THE modern history of Optical Science may be considered to commence with the discovery of the law of the refraction of light, by Snellius. To Huygens we are indebted for the discussion of the aberration of pencils refracted by spherical surfaces of media, and he applied his investigations to the construction of his double eye-piece, which remains in high estimation to the present day. By good fortune he secured in it the condition required for achromatism, in addition to the advantages of reduced spherical aberration, to which his views were directed, although the conditions for achromatism in eye-pieces were not discovered until long afterwards.
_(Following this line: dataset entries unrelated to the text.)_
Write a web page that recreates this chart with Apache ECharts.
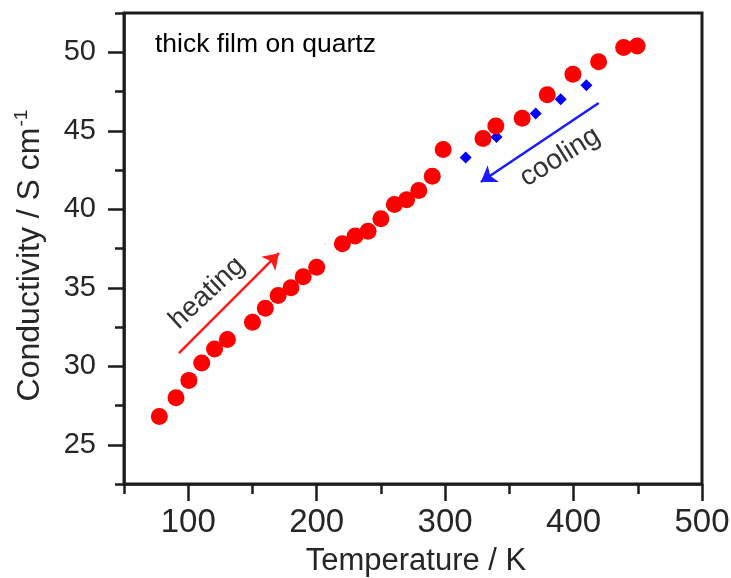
<!DOCTYPE html>
<html>
<head>
<meta charset="utf-8">
<script src="https://cdn.jsdelivr.net/npm/echarts@6/dist/echarts.min.js"></script>
<style>
html,body{margin:0;padding:0;background:#fff;}
#c{width:731px;height:578px;}
</style>
</head>
<body>
<div id="c"></div>
<script>
// ---- data ----
const heatingT = [77.5, 90.5, 100.5, 110.5, 120.5, 130.5, 150, 160, 170, 180, 189.5, 200, 220, 230, 240, 250, 260.5, 270, 279.5, 290, 298.5, 329.5, 339.5, 360, 379.5, 399.5, 419.5, 439, 449.5];
const heatingSigma = [26.8, 28.0, 29.1, 30.2, 31.1, 31.7, 32.8, 33.7, 34.5, 35.0, 35.7, 36.3, 37.8, 38.3, 38.6, 39.4, 40.3, 40.6, 41.2, 42.1, 43.8, 44.5, 45.3, 45.8, 47.3, 48.6, 49.4, 50.3, 50.4];
const coolingT = [316, 340, 370.5, 390, 410];
const coolingSigma = [43.3, 44.6, 46.1, 47.0, 47.9];

const xRange = [50, 500];
const yRange = [22.5, 52.5];
const xMajor = [100, 500, 100];   // min, max, interval of labelled ticks
const yMajor = [25, 50, 5];
const xTitle = 'Temperature / K';
const yTitle = 'Conductivity / S cm';
const yTitleSup = '-1';
const sampleNote = 'thick film on quartz';
const heatingLabel = 'heating';
const coolingLabel = 'cooling';

// ---- layout ----
const FONT = '"Liberation Sans", Arial, Helvetica, sans-serif';
const NARROW = '"Liberation Sans Narrow", "Arial Narrow", "Liberation Sans", sans-serif';
const AX = '#1c1c1c';
const L = 124, R = 29, T = 13, B = 94;
const W = 731 - L - R, H = 578 - T - B;
const ySpan = (yRange[1] - yRange[0]);
const xSpan = (xRange[1] - xRange[0]);

const chart = echarts.init(document.getElementById('c'), null, {renderer: 'canvas'});

const axisLineStyle = {color: AX, width: 2.5};

const option = {
  animation: false,
  backgroundColor: '#fff',
  grid: [
    {left: L, right: R, top: T, bottom: B, show: true, borderColor: AX, borderWidth: 3,
     backgroundColor: 'transparent', containLabel: false, outerBoundsMode: 'none'},
    {left: L, right: R,
     top: T + (yRange[1] - yMajor[1]) / ySpan * H,
     bottom: B + (yMajor[0] - yRange[0]) / ySpan * H, show: false,
     containLabel: false, outerBoundsMode: 'none'},
    {left: L + (xMajor[0] - xRange[0]) / xSpan * W,
     right: R + (xRange[1] - xMajor[1]) / xSpan * W,
     top: T, bottom: B, show: false, containLabel: false, outerBoundsMode: 'none'}
  ],
  xAxis: [
    {gridIndex: 0, type: 'value', min: xRange[0], max: xRange[1], interval: 50,
     axisLine: {show: true, onZero: false, lineStyle: axisLineStyle},
     axisTick: {show: true, length: 10, lineStyle: axisLineStyle},
     axisLabel: {show: false}, splitLine: {show: false},
     name: xTitle, nameLocation: 'middle', nameGap: 62,
     nameTextStyle: {fontFamily: FONT, fontSize: 31, color: '#262626', padding: [0, 0, 0, 6]}},
    {gridIndex: 1, type: 'value', show: false, min: xRange[0], max: xRange[1]},
    {gridIndex: 2, type: 'value', min: xMajor[0], max: xMajor[1], interval: xMajor[2],
     axisLine: {show: false},
     axisTick: {show: true, length: 17, lineStyle: axisLineStyle},
     axisLabel: {show: true, fontFamily: NARROW, fontSize: 33, color: '#262626', margin: 22},
     splitLine: {show: false}}
  ],
  yAxis: [
    {gridIndex: 0, type: 'value', min: yRange[0], max: yRange[1], interval: 2.5,
     axisLine: {show: true, onZero: false, lineStyle: axisLineStyle},
     axisTick: {show: true, length: 9, lineStyle: axisLineStyle},
     axisLabel: {show: false}, splitLine: {show: false},
     name: '{m|' + yTitle + '}{s|' + yTitleSup + '}', nameLocation: 'middle', nameGap: 76,
     nameTextStyle: {fontFamily: FONT, fontSize: 32, color: '#262626', padding: [0, 14, 0, 0],
       rich: {
         m: {fontFamily: FONT, fontSize: 32, color: '#262626', lineHeight: 36},
         s: {fontFamily: FONT, fontSize: 19, color: '#262626', verticalAlign: 'top', lineHeight: 16, padding: [0, 0, 13, 1]}
       }}},
    {gridIndex: 1, type: 'value', min: yMajor[0], max: yMajor[1], interval: yMajor[2],
     axisLine: {show: false},
     axisTick: {show: true, length: 16, lineStyle: axisLineStyle},
     axisLabel: {show: true, fontFamily: FONT, fontSize: 29, color: '#262626', margin: 28},
     splitLine: {show: false}},
    {gridIndex: 2, type: 'value', show: false, min: yRange[0], max: yRange[1]}
  ],
  series: [
    {
      name: 'cooling', type: 'scatter', xAxisIndex: 0, yAxisIndex: 0, z: 2,
      data: coolingT.map((t, i) => [t, coolingSigma[i]]),
      symbol: 'diamond', symbolSize: 12,
      itemStyle: {color: '#0000ff', opacity: 1},
      markLine: {
        silent: true, animation: false, symbol: ['none', 'arrow'], symbolSize: 15,
        label: {show: false},
        lineStyle: {color: '#1a1aff', width: 2.5, type: 'solid'},
        data: [[{coord: [419.6, 46.77]}, {coord: [327.8, 41.74]}]]
      }
    },
    {
      name: 'heating', type: 'scatter', xAxisIndex: 0, yAxisIndex: 0, z: 3,
      data: heatingT.map((t, i) => [t, heatingSigma[i]]),
      symbol: 'circle', symbolSize: 17,
      itemStyle: {color: '#ff0000', opacity: 1},
      markLine: {
        silent: true, animation: false, symbol: ['none', 'arrow'], symbolSize: 15,
        label: {show: false},
        lineStyle: {color: '#ff1a1a', width: 2.5, type: 'solid'},
        data: [[{coord: [92.8, 30.84]}, {coord: [170.6, 37.2]}]]
      }
    }
  ],
  graphic: [
    {type: 'text', x: 155, y: 31, z: 10,
     style: {text: sampleNote, fill: '#000', font: '26.5px ' + FONT}},
    {type: 'text', x: 207, y: 293, rotation: 43 * Math.PI / 180, z: 10,
     style: {text: heatingLabel, fill: '#333', font: '28px ' + FONT, align: 'center', verticalAlign: 'middle'}},
    {type: 'text', x: 560, y: 157, rotation: 32 * Math.PI / 180, z: 10,
     style: {text: coolingLabel, fill: '#333', font: '28px ' + FONT, align: 'center', verticalAlign: 'middle'}}
  ]
};
chart.setOption(option);
</script>
</body>
</html>
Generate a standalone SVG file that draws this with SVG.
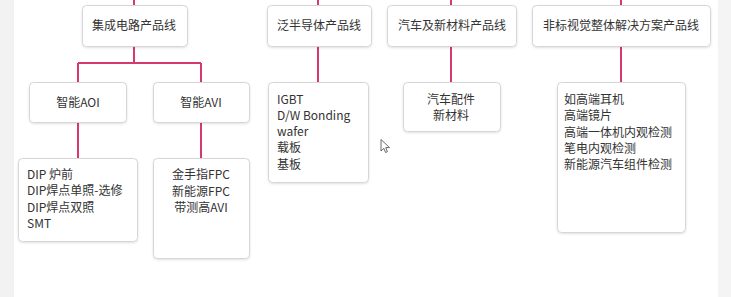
<svg xmlns="http://www.w3.org/2000/svg" width="731" height="297" viewBox="0 0 731 297">
<style>
.bx{fill:#fff;stroke:#d6d6d6;stroke-width:1}
.t{font-family:"Noto Sans CJK SC","Microsoft YaHei",sans-serif;font-size:12px;fill:#333}
.c{text-anchor:middle}
.ln{stroke:#d43a70;stroke-width:2;fill:none}
</style>
<defs>
<filter id="sh" x="-5%" y="-5%" width="110%" height="115%"><feDropShadow dx="0" dy="1" stdDeviation="0.8" flood-color="#000" flood-opacity="0.12"/></filter>
</defs>
<rect width="731" height="297" fill="#fff"/>
<rect x="0" y="0" width="14" height="297" fill="#f2f2f2"/>
<rect x="718" y="0" width="13" height="297" fill="#f4f4f4"/>
<g id="connectors">
<path class="ln" d="M134,0V5M134,46V63M78,63H201M78,63V82M201,63V82M78,122V158M201,122V158"/>
<path class="ln" d="M318,0V5M318,46V82"/>
<path class="ln" d="M451,0V5M451,46V82"/>
<path class="ln" d="M621,0V5M621,46V82"/>
</g>
<g id="n1"><rect class="bx" filter="url(#sh)" x="82.5" y="5.5" width="105" height="41" rx="4"/><text class="t c" x="134" y="30">集成电路产品线</text></g>
<g id="n2"><rect class="bx" filter="url(#sh)" x="267.5" y="5.5" width="104" height="41" rx="4"/><text class="t c" x="319" y="30">泛半导体产品线</text></g>
<g id="n3"><rect class="bx" filter="url(#sh)" x="387.5" y="5.5" width="129" height="41" rx="4"/><text class="t c" x="452" y="30">汽车及新材料产品线</text></g>
<g id="n4"><rect class="bx" filter="url(#sh)" x="532.5" y="5.5" width="178" height="41" rx="4"/><text class="t c" x="621" y="30">非标视觉整体解决方案产品线</text></g>
<g id="n5"><rect class="bx" filter="url(#sh)" x="29.5" y="82.5" width="97" height="40" rx="4"/><text class="t c" x="78" y="107">智能AOI</text></g>
<g id="n6"><rect class="bx" filter="url(#sh)" x="153.5" y="82.5" width="96" height="40" rx="4"/><text class="t c" x="201" y="107">智能AVI</text></g>
<g id="n7"><rect class="bx" filter="url(#sh)" x="18.5" y="158.5" width="119" height="83" rx="4"/>
<text class="t" x="27" y="178.5">DIP 炉前</text>
<text class="t" x="27" y="195">DIP焊点单照-选修</text>
<text class="t" x="27" y="211.5">DIP焊点双照</text>
<text class="t" x="27" y="228">SMT</text></g>
<g id="n8"><rect class="bx" filter="url(#sh)" x="153.5" y="158.5" width="96" height="100" rx="4"/>
<text class="t c" x="201" y="178.5">金手指FPC</text>
<text class="t c" x="201" y="195.5">新能源FPC</text>
<text class="t c" x="201" y="211.5">带测高AVI</text></g>
<g id="n9"><rect class="bx" filter="url(#sh)" x="268.5" y="82.5" width="100" height="100" rx="4"/>
<text class="t" x="277" y="103.5">IGBT</text>
<text class="t" x="277" y="119.5">D/W Bonding</text>
<text class="t" x="277" y="135.5">wafer</text>
<text class="t" x="277" y="152">载板</text>
<text class="t" x="277" y="168.5">基板</text></g>
<g id="n10"><rect class="bx" filter="url(#sh)" x="403.5" y="82.5" width="97" height="49" rx="4"/>
<text class="t c" x="451" y="103.5">汽车配件</text>
<text class="t c" x="451" y="119.5">新材料</text></g>
<g id="n11"><rect class="bx" filter="url(#sh)" x="557.5" y="82.5" width="128" height="150" rx="4"/>
<text class="t" x="564" y="103.5">如高端耳机</text>
<text class="t" x="564" y="120">高端镜片</text>
<text class="t" x="564" y="136.5">高端一体机内观检测</text>
<text class="t" x="564" y="152.5">笔电内观检测</text>
<text class="t" x="564" y="168.5">新能源汽车组件检测</text></g>
<path d="M381,139.5V151L383.8,148.3L385.6,152.5L387.4,151.7L385.7,147.6H389.5Z" fill="#fff" stroke="#444" stroke-width="0.8"/>
</svg>
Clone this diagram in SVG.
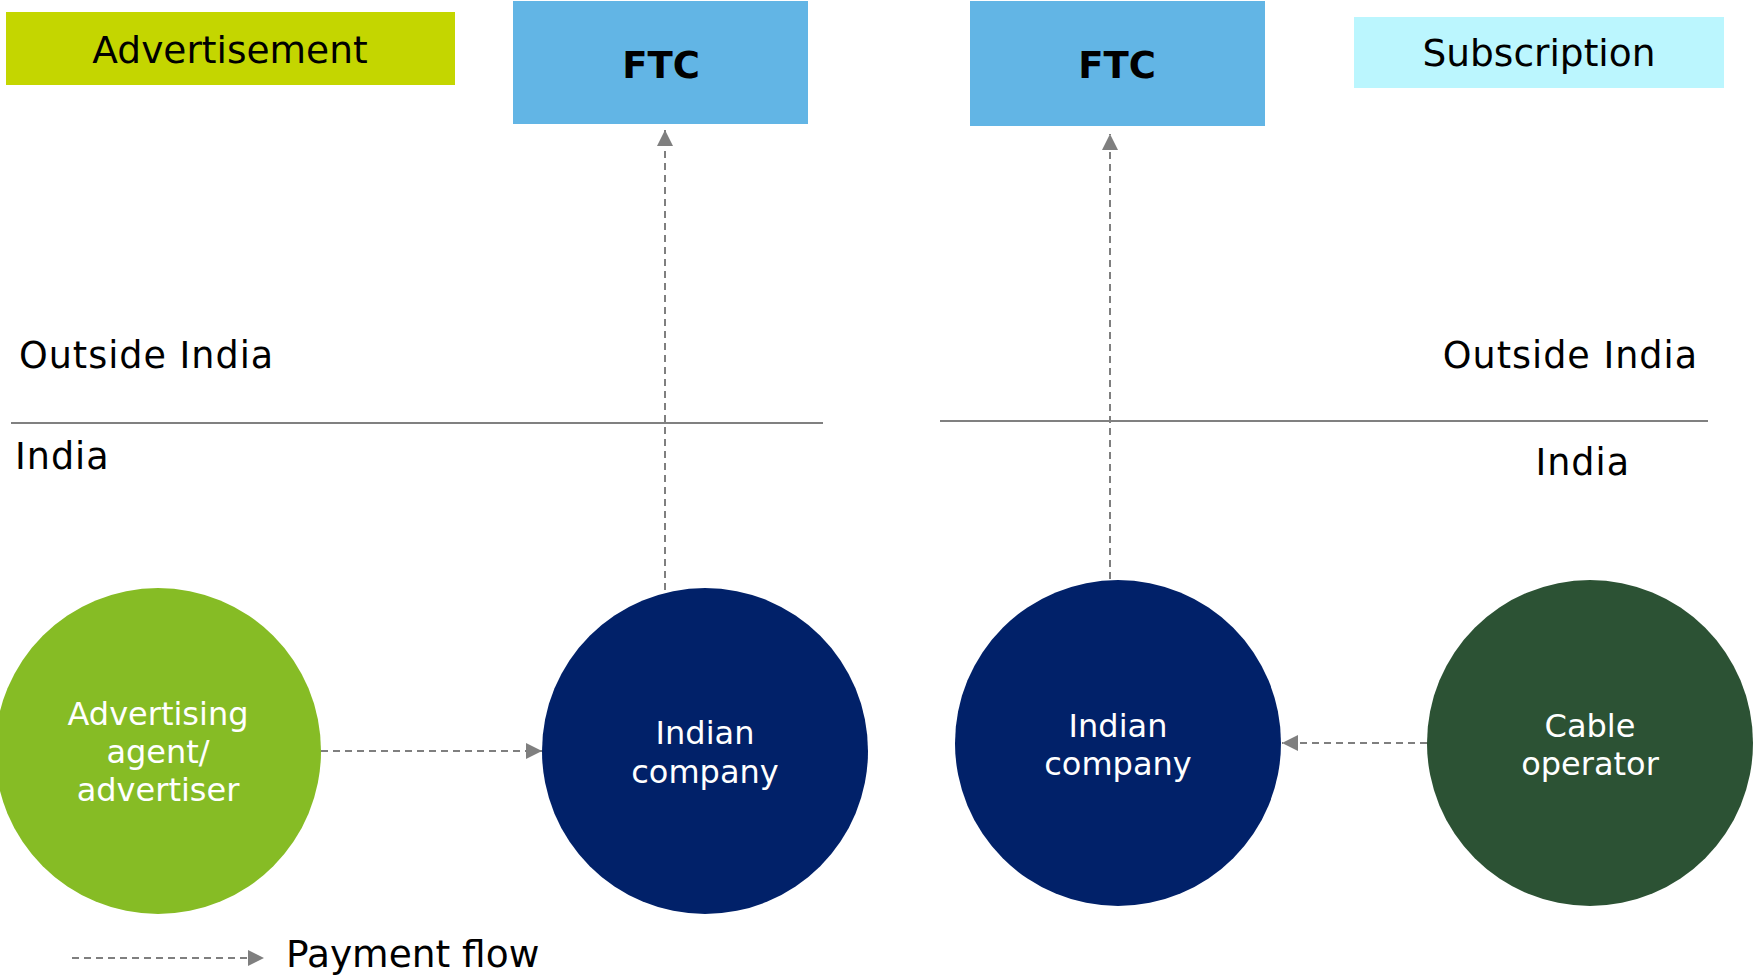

Sir Isaac Newton having discovered the unequal refrangibility of the differently coloured rays of the spectrum, shewed the great effect of the chromatic dispersion in producing indistinctness of the optical images produced by lenses.

The discovery of the different dispersive powers of different media by Mr. John Dollond, in 1757, and his most successful application of his discovery to the construction of the objectglasses of telescopes, gave a new impetus to the mathematical theory.

We find Clairaut,* D'Alembert,† Euler, and Boscovich,|| almost simultaneously investigating the properties of refracted

* Mémoires de l'Académie, 1756, 1757, 1762.

† Opuscules, Vol. III. 1764.

The results of many previous papers condensed in his Treatise, Dioptrica, 1769. || Dissertationes quinque ad Dioptricam pertinentes, 1767, and Opuscules, 1785.